Neither of the two recordings here use a valveless horn, though the 25 years that separate them demonstrate the changing perceptions of period performance. The earlier disc marked the first of four recordings that Barry Tuckwell made of these pieces (indeed, the first and third concertos found here were the first that he made as soloist). His tone throughout is typically mellifluous and he phrases with a great deal of subtlety and sensitivity. These are exceptionally stylish readings. Although it would be absurd to discount the contribution that the period performance movement has made to our understanding of classical style, it is still all too easy to forget that there were great Mozartian ‘stylists’ whose music making transcended the details of period practice. Bernstein was one - I’m thinking of his remarkable VPO recording of the ‘Jupiter Symphony’ - as are both Bernard Haitink and Sir Colin Davis. And compare Karl Bőhm’s elegant way with Cosi fan tutte alongside Simon Rattle’s overly driven, scrambled ‘period’ performance. Peter Maag was also an exceptional stylist; eloquently attested to by Tuckwell in the notes to this re-release. Accordingly, the orchestral accompaniments here are sprightly, beautifully phrased and strikingly detailed. The results are a little more positive than we are accustomed to, lacking the refinement of more recent recordings with smaller string sections, but the sense of engagement with the music is absolutely irresistible. The vintage Decca sound gives no cause for complaint, exceptionally clear and with only minimal analogue hiss. I have a suspicion that the recording may have been transferred at slightly too high a dynamic level, leading to a hint of roughness to the tuttis here and there.
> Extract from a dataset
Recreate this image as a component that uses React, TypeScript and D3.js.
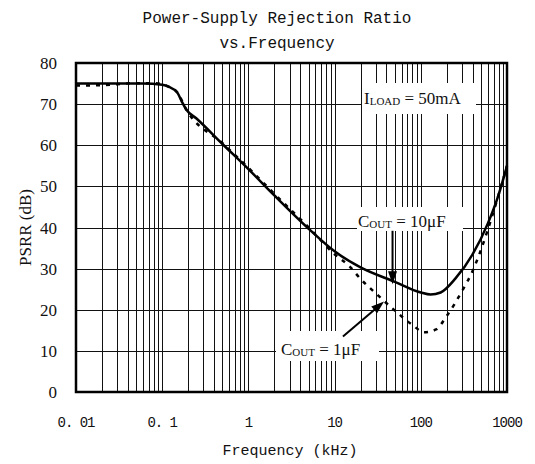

The only qualms I have with the Tuckwell/Maag performances regard the central slow movements. They are exquisite, but nowadays we expect something a little swifter, more songful. Jonathan Williams as conducted by Alexander Schneider on the COE disc is frequently faster, arguably employing more appropriate tempi. Otherwise the differences are fewer than expected. The COE, shortly after their inception, play with great taste and refinement, possibly without the last degree of character exhibited by their LSO counterparts, but with a leaner sonority resulting from a smaller string section. Williams doesn’t have the refulgence of tone that Tuckwell displays, but his phrasing is more ‘choppy’ in the manner of period performances and he certainly varies the sound of his instrument more than his predecessor. But these performances are never less than completely entertaining.
Eloquence provide a useful supplement to the main works in the form of Maag’s 1960 recording of the Notturno in D for four orchestras, KV286. It is not one of Mozart’s finest compositions but nevertheless deserves to be heard. Once again, Maag’s sense of style results in a charming performance. The COE release is a straight reissue and as such does not provide a coupling.
Both of these discs are worth acquiring, the Tuckwell particularly, and are generously priced.
Owen Walton

Editor's Note
The Tuckwell/Maag concertos would seem to have been previously released on Eloquence as 4674262 (albeit with a totally different cover design and sourced from Argentina according to ArkivMusic).